EXERCISE AIM:
Leaving out every picture, retype the lines below from the top through the one that contains "const hotN = [106, 53, 87, 41, 34];".

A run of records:
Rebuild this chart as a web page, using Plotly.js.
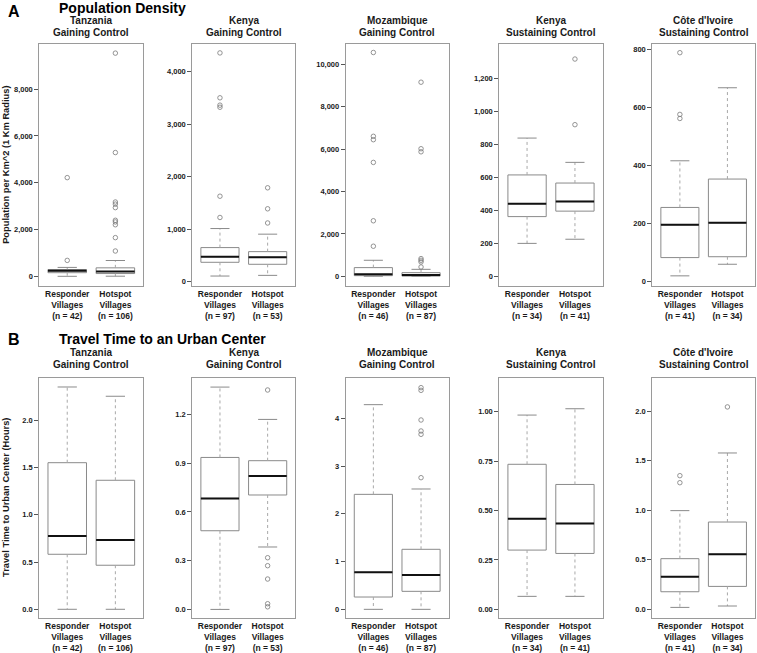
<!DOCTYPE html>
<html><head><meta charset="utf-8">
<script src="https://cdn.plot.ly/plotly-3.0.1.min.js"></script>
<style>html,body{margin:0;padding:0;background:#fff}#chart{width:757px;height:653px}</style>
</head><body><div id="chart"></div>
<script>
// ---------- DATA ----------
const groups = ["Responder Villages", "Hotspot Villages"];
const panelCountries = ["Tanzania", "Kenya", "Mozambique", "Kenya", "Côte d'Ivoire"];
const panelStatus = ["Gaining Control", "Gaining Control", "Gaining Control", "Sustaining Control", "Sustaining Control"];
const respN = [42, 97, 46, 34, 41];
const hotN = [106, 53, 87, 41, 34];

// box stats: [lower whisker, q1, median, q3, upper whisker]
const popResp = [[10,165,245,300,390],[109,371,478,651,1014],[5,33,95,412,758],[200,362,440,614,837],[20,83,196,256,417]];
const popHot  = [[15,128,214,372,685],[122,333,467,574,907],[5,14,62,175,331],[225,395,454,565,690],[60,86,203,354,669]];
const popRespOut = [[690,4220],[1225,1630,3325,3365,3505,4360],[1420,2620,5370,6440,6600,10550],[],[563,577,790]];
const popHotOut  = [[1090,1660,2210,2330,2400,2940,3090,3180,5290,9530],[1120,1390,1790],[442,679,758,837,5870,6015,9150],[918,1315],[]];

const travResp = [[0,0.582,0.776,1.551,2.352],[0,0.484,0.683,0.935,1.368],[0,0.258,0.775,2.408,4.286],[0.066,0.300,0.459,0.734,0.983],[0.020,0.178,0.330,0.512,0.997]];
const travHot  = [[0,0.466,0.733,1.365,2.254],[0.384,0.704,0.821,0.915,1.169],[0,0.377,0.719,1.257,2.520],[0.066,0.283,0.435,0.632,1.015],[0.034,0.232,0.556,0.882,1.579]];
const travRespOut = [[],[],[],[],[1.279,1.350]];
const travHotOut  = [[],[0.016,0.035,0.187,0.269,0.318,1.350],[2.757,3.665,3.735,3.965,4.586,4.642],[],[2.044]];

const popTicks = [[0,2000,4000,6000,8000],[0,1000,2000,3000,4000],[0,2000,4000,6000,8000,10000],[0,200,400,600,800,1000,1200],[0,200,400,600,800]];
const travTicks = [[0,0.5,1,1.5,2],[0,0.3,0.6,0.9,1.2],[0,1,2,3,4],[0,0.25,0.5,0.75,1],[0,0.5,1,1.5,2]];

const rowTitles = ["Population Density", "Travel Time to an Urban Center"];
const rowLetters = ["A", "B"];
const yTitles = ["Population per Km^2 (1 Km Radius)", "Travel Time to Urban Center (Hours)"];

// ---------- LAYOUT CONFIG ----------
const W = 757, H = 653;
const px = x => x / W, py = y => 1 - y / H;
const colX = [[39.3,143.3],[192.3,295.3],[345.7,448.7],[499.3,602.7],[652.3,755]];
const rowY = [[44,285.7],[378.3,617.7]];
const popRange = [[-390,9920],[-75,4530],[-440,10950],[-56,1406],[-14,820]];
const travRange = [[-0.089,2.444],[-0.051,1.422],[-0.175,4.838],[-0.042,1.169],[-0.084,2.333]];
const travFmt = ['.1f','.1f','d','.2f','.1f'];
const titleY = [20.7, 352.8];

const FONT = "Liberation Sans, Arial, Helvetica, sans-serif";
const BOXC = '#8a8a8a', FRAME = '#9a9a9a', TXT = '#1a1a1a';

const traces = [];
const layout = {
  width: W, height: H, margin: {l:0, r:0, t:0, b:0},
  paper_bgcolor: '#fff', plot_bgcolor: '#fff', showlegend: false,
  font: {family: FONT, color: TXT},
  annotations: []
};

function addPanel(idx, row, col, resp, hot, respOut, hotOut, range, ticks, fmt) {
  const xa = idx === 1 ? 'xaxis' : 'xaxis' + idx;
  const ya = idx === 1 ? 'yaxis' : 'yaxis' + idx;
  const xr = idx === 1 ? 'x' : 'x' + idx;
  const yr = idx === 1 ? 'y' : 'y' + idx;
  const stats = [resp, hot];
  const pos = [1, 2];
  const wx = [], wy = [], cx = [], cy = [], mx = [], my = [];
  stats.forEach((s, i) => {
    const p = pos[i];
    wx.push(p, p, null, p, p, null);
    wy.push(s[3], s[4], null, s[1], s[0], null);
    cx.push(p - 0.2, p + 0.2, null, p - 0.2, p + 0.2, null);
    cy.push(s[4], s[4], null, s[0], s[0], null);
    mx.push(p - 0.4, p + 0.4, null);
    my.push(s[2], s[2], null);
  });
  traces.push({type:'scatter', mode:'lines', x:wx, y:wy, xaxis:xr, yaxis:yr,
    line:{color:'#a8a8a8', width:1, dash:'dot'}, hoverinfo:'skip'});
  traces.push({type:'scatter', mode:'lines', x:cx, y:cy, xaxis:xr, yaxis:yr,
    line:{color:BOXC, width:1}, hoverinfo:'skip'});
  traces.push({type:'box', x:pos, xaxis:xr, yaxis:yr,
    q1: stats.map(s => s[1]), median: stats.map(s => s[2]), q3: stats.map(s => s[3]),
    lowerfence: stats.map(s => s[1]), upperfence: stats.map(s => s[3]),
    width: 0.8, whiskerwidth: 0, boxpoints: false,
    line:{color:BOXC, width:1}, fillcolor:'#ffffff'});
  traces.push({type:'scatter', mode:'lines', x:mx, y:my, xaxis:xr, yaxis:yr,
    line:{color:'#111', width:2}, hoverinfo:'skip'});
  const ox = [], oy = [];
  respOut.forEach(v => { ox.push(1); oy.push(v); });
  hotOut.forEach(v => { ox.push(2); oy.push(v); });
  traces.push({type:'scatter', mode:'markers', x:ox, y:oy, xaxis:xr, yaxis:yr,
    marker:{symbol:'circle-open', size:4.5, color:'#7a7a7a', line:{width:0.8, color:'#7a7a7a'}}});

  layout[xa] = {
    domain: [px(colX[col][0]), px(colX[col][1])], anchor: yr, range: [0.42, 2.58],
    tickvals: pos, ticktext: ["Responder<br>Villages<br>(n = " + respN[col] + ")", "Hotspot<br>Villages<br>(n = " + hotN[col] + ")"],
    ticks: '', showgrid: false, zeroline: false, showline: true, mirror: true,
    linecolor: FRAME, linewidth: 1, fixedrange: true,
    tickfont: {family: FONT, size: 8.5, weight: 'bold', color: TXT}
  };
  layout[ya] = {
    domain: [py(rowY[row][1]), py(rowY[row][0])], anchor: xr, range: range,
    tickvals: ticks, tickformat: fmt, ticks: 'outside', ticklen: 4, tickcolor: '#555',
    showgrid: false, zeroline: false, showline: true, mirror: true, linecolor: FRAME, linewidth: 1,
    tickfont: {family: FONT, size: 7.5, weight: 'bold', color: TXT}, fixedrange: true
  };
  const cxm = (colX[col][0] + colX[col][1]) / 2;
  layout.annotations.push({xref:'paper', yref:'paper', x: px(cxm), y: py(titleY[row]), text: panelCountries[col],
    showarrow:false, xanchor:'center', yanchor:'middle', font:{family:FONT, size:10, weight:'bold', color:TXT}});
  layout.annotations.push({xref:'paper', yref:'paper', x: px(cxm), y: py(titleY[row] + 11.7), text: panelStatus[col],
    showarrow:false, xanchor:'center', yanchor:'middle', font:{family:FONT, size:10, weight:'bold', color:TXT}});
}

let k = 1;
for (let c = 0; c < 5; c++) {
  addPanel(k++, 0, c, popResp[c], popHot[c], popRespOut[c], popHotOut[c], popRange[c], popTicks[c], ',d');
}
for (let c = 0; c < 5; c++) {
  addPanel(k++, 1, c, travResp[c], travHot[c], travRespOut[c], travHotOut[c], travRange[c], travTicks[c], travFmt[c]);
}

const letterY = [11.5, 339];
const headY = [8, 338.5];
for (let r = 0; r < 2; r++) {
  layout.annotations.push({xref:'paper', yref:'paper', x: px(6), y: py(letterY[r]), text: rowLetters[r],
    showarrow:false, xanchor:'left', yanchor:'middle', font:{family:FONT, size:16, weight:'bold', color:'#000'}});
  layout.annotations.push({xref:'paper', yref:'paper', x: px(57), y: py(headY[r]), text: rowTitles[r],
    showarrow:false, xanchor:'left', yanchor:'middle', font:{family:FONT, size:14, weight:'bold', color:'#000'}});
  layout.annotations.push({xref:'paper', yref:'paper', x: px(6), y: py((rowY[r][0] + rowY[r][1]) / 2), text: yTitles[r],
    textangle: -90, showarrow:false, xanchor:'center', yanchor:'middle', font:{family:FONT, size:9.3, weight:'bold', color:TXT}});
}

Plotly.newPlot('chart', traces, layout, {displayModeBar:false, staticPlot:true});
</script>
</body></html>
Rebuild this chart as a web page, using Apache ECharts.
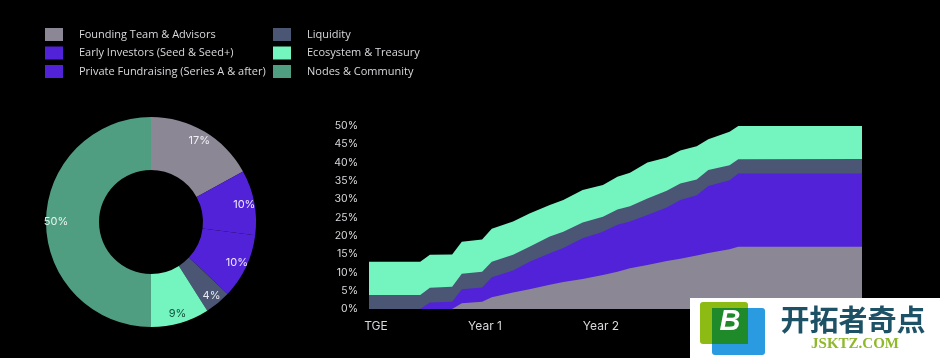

PROBLEM SOLUTION:
Rebuild this chart as a web page, using Plotly.js.
<!DOCTYPE html>
<html><head><meta charset="utf-8">
<script src="https://cdn.plot.ly/plotly-3.0.1.min.js"></script>
<style>html,body{margin:0;padding:0;background:#fff}#chart{width:757px;height:653px}</style>
</head><body><div id="chart"></div>
<script>
// ---------- DATA ----------
const groups = ["Responder Villages", "Hotspot Villages"];
const panelCountries = ["Tanzania", "Kenya", "Mozambique", "Kenya", "Côte d'Ivoire"];
const panelStatus = ["Gaining Control", "Gaining Control", "Gaining Control", "Sustaining Control", "Sustaining Control"];
const respN = [42, 97, 46, 34, 41];
const hotN = [106, 53, 87, 41, 34];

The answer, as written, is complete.